• **The task**: Give the number of lines in the data that hold the string "this". Nothing else is needed.

• **Information provided**:
-- start --

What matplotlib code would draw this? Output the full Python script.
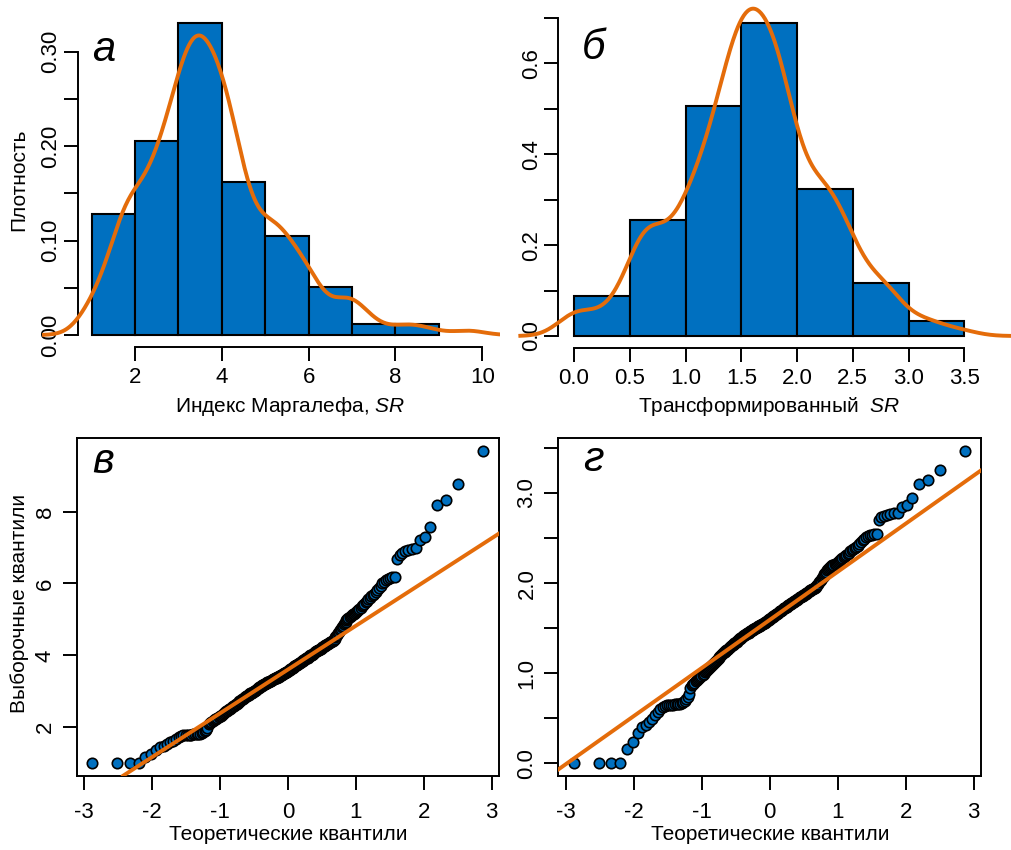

-- end --
-- start --

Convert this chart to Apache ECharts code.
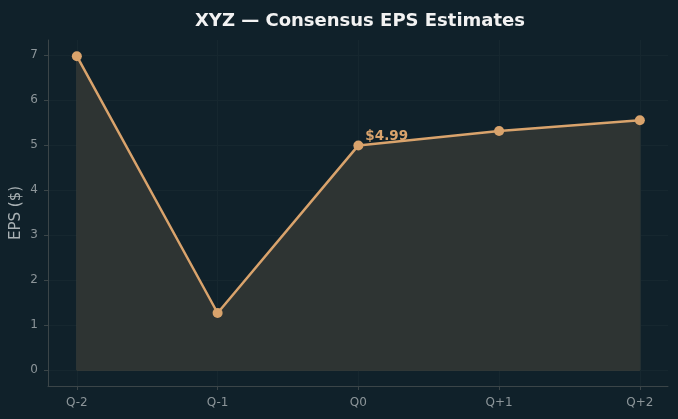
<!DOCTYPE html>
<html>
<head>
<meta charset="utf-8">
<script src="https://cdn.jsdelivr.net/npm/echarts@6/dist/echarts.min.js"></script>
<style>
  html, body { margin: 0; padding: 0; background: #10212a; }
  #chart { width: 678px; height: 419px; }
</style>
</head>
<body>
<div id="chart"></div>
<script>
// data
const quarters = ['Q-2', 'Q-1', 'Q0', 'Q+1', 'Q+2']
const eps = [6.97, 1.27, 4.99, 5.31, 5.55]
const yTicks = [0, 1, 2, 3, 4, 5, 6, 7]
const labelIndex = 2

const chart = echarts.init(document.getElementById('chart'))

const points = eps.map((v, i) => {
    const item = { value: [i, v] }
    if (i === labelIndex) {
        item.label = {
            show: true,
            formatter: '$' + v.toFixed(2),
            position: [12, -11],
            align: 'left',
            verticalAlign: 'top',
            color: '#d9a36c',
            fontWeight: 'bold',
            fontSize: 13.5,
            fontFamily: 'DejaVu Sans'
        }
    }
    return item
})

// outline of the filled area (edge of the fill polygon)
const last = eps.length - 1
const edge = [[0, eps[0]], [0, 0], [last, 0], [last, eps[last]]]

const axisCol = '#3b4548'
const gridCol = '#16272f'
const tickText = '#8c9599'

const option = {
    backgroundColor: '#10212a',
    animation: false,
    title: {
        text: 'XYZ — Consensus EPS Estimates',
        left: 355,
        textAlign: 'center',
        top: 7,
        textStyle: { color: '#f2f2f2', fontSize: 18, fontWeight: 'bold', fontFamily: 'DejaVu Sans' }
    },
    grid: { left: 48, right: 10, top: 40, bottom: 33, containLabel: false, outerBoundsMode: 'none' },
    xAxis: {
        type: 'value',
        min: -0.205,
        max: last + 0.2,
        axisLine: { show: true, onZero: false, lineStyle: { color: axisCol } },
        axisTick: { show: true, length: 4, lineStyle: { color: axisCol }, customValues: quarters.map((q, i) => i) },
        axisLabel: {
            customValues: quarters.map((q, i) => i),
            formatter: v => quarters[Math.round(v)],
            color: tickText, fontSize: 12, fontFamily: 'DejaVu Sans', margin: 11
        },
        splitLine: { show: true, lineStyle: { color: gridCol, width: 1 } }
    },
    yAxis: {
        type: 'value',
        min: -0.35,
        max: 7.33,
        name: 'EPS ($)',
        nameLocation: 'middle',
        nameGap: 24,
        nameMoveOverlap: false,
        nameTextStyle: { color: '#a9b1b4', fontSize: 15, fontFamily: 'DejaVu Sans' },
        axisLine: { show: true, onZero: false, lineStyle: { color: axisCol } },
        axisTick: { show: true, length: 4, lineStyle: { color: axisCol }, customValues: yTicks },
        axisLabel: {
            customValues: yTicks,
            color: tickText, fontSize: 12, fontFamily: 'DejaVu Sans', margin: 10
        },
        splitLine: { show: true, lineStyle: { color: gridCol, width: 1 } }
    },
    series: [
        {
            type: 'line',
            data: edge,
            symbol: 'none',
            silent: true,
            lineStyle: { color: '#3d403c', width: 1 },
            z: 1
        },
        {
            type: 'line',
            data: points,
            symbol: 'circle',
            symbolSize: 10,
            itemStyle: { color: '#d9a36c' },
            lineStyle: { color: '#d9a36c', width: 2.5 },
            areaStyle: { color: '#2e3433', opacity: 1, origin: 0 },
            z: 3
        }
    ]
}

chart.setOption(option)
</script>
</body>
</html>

-- end --
-- start --

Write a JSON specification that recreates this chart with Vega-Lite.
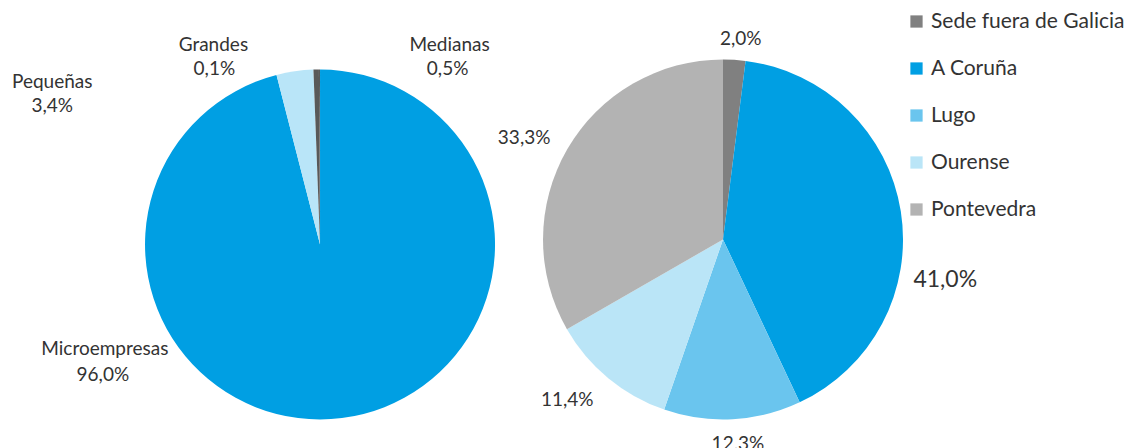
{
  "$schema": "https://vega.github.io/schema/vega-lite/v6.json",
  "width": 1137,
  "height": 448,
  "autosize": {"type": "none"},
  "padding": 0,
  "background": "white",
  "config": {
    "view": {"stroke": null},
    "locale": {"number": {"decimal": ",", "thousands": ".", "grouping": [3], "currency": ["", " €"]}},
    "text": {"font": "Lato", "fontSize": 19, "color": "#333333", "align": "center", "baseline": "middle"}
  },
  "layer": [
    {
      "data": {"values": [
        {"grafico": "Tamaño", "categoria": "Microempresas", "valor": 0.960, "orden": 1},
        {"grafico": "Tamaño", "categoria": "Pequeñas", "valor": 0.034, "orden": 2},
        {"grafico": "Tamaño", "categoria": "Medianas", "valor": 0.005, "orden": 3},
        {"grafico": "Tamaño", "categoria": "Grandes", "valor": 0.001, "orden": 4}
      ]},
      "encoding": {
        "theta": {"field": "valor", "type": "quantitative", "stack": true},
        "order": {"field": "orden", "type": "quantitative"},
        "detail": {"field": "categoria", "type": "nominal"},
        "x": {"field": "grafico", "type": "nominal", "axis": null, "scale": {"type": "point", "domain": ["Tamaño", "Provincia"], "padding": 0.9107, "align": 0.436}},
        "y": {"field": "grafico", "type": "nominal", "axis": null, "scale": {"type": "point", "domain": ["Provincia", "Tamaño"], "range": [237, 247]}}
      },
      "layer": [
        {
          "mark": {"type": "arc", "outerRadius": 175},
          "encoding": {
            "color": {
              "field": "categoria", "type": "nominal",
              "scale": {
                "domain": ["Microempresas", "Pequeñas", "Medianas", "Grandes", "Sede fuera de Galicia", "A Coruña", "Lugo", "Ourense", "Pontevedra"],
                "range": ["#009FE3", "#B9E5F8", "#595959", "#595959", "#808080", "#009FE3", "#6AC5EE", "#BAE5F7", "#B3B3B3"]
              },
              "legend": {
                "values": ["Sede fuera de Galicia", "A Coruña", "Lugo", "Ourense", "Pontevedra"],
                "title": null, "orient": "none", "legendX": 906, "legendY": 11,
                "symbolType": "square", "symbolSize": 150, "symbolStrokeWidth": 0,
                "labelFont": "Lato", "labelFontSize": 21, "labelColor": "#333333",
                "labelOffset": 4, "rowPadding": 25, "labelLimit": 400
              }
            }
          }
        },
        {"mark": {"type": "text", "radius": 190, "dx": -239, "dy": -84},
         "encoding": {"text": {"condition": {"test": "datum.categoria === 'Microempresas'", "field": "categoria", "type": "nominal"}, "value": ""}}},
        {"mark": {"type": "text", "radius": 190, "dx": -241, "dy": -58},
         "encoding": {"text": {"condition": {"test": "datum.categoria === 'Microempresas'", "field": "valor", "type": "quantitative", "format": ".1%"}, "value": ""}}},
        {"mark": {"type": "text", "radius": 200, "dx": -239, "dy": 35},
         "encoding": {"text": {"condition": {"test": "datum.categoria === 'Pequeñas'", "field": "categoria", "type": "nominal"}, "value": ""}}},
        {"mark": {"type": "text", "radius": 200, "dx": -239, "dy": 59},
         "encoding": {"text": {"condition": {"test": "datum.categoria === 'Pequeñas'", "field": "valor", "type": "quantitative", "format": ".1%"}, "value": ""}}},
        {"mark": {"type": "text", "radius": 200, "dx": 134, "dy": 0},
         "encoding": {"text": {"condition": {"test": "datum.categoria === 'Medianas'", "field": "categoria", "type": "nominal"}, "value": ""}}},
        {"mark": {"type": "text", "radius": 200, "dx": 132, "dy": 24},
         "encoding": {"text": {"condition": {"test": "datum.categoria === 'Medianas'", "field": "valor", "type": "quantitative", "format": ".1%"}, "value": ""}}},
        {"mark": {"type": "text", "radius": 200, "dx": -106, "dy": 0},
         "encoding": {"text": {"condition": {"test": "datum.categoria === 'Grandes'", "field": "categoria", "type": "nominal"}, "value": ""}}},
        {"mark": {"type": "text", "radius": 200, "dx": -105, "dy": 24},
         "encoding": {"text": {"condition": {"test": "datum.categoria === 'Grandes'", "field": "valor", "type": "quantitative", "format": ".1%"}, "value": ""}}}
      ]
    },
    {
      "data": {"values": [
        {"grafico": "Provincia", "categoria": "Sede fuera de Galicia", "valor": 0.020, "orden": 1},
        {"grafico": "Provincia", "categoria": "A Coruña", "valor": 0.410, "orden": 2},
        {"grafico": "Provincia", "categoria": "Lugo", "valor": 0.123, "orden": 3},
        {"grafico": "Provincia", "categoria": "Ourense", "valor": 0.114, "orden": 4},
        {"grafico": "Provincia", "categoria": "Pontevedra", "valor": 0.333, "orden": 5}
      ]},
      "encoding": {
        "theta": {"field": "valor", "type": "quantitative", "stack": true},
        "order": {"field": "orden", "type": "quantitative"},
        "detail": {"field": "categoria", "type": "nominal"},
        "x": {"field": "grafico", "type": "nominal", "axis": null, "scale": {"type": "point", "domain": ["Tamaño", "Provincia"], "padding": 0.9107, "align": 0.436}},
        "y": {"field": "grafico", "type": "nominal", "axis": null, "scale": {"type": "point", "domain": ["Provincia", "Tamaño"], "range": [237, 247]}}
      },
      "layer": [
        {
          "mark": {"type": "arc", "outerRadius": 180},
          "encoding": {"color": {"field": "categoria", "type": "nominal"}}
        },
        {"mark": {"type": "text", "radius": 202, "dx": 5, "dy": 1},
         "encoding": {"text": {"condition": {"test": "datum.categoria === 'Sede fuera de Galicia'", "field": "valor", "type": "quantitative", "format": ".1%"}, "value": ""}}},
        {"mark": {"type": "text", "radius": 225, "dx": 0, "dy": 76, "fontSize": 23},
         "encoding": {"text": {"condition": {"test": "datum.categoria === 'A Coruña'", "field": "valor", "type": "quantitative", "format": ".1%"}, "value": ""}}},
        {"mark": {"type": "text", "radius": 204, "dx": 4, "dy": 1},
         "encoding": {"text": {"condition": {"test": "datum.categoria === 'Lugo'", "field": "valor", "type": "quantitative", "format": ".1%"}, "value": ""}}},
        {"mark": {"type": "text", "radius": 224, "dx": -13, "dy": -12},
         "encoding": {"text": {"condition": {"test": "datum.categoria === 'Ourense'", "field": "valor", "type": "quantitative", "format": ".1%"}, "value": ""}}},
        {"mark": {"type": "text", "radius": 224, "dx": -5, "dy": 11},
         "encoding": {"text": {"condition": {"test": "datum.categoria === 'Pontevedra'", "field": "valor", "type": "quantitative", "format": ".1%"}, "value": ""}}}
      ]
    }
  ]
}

-- end --

• **Reply**: 3